When it comes to the night (or morning) of the performance itself, there are a few things that teachers don’t want to hear from well-meaning audience members. “Parents are always saying, ‘They’ll be really cute,’ which as a teacher, I found annoying,” Burnside says. “Or ‘We actually prefer it when they do something wrong!’ We’ve practised this for weeks – although we know [mistakes] get a laugh, it isn’t what the teacher wants. We want the West End-style show!” Sometimes, family members will bemoan the story itself. “Grandparents would always say, ‘Oh, it’s changed so much from when I last saw this sort of thing,’” says Bond. “It’s because we try to make them a little bit more inclusive.” And, inevitably, snap-happy parents will get a telling-off for using their phones, despite the repeated pre-show instructions not to. “One year, my boss actually stopped it halfway through and was like, ‘This is ridiculous. There’s five, ten cameras with flashes on… Please could you put your phones away?’” Bond remembers. “Five minutes later they got them back out again.”

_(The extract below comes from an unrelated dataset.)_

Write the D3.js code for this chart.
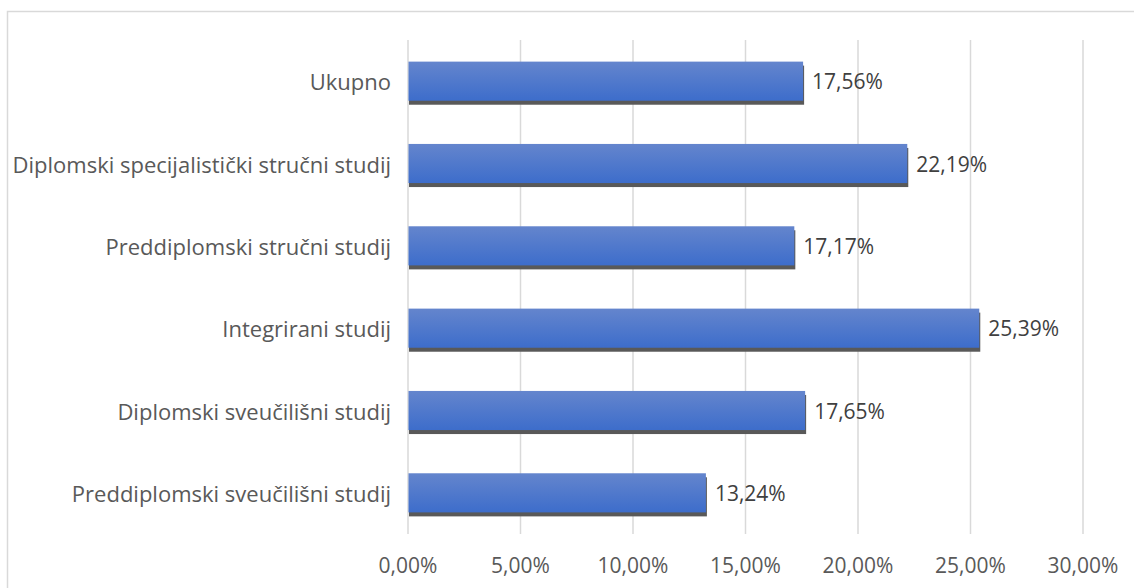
<!DOCTYPE html>
<html>
<head>
<meta charset="utf-8">
<script src="https://cdn.jsdelivr.net/npm/d3@7"></script>
<style>
  html, body { margin: 0; padding: 0; background: #fff; }
  svg { display: block; }
  text { font-family: "Open Sans", sans-serif; }
</style>
</head>
<body>
<svg id="chart" width="1134" height="588"></svg>
<script>
const categories = [
  "Ukupno",
  "Diplomski specijalistički stručni studij",
  "Preddiplomski stručni studij",
  "Integrirani studij",
  "Diplomski sveučilišni studij",
  "Preddiplomski sveučilišni studij"
];
const values = [17.56, 22.19, 17.17, 25.39, 17.65, 13.24];
const tickValues = [0, 5, 10, 15, 20, 25, 30];

const fmt = v => v.toFixed(2).replace(".", ",") + "%";

const svg = d3.select("#chart");
const W = 1134, H = 588;

// chart frame
svg.append("rect")
  .attr("x", 7.5).attr("y", 11.5)
  .attr("width", W + 10).attr("height", H + 10)
  .attr("fill", "#fff").attr("stroke", "#d9d9d9").attr("stroke-width", 1.5);

const x = d3.scaleLinear().domain([0, 30]).range([408, 1083]);
const y = d3.scaleBand().domain(categories).range([40, 534]).paddingInner(0.525).paddingOuter(0.2625);

const defs = svg.append("defs");
const grad = defs.append("linearGradient").attr("id", "barGrad")
  .attr("x1", 0).attr("y1", 0).attr("x2", 0).attr("y2", 1);
grad.append("stop").attr("offset", "0%").attr("stop-color", "#6485cd");
grad.append("stop").attr("offset", "100%").attr("stop-color", "#3d6dcb");

// gridlines
svg.append("g").selectAll("line").data(tickValues).join("line")
  .attr("x1", d => x(d)).attr("x2", d => x(d))
  .attr("y1", 40).attr("y2", 534)
  .attr("stroke", "#d9d9d9").attr("stroke-width", 1.5);

// tick labels
svg.append("g").selectAll("text").data(tickValues).join("text")
  .attr("x", d => x(d)).attr("y", 565)
  .attr("text-anchor", "middle").attr("dominant-baseline", "central")
  .attr("font-size", 21).attr("fill", "#595959")
  .text(d => fmt(d));

// bars
const data = categories.map((c, i) => ({ c, v: values[i] }));
const bh = y.bandwidth();

// shadow
svg.append("g").selectAll("rect").data(data).join("rect")
  .attr("x", x(0) + 1).attr("y", d => y(d.c) + 4)
  .attr("width", d => x(d.v) - x(0))
  .attr("height", bh)
  .attr("fill", "#595959");

svg.append("g").selectAll("rect").data(data).join("rect")
  .attr("x", x(0) + 0.5).attr("y", d => y(d.c))
  .attr("width", d => x(d.v) - x(0) - 0.5)
  .attr("height", bh)
  .attr("fill", "url(#barGrad)");

// value labels
svg.append("g").selectAll("text").data(data).join("text")
  .attr("x", d => x(d.v) + 9).attr("y", d => y(d.c) + bh / 2)
  .attr("dominant-baseline", "central")
  .attr("font-size", 21).attr("fill", "#404040")
  .text(d => fmt(d.v));

// category labels
svg.append("g").selectAll("text").data(data).join("text")
  .attr("x", 391).attr("y", d => y(d.c) + bh / 2)
  .attr("text-anchor", "end").attr("dominant-baseline", "central")
  .attr("font-size", 22).attr("fill", "#595959")
  .text(d => d.c);
</script>
</body>
</html>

Organised chaos: Producing a nativity play can be so stressful (Getty Images)

When the audience are finally allowed to take photos, it feels “like the paparazzi have arrived”, says Burnside. The nativity, she notes, is “really for the parents, I don’t think the children really enjoy it by the end”. Bond echoes her sentiments almost exactly, “It’s a weird performative thing, where the kids, by the end, don’t enjoy it. It’s all basically to show the parents, to give them a chance to say, ‘Oh, aren’t they cute? It’s Christmas!’”

Despite the stresses, the casting politics and the last-minute role re-shuffles, Bond and Burnside agree the tradition has its charms. “Christmas is a really manic time, but it’s a really lovely time to be around little excited kids,” Burnside says. “Life is really hard, and you need that bit of festivity,” Bond adds. “One of the things I miss most about being a teacher is that magic you have when you’re around kids at Christmas. And I think [the nativity] engages parents in that. It gives them something where they come together and watch something celebratory and festive. In the middle of winter, you need that. It’s something to boost morale.”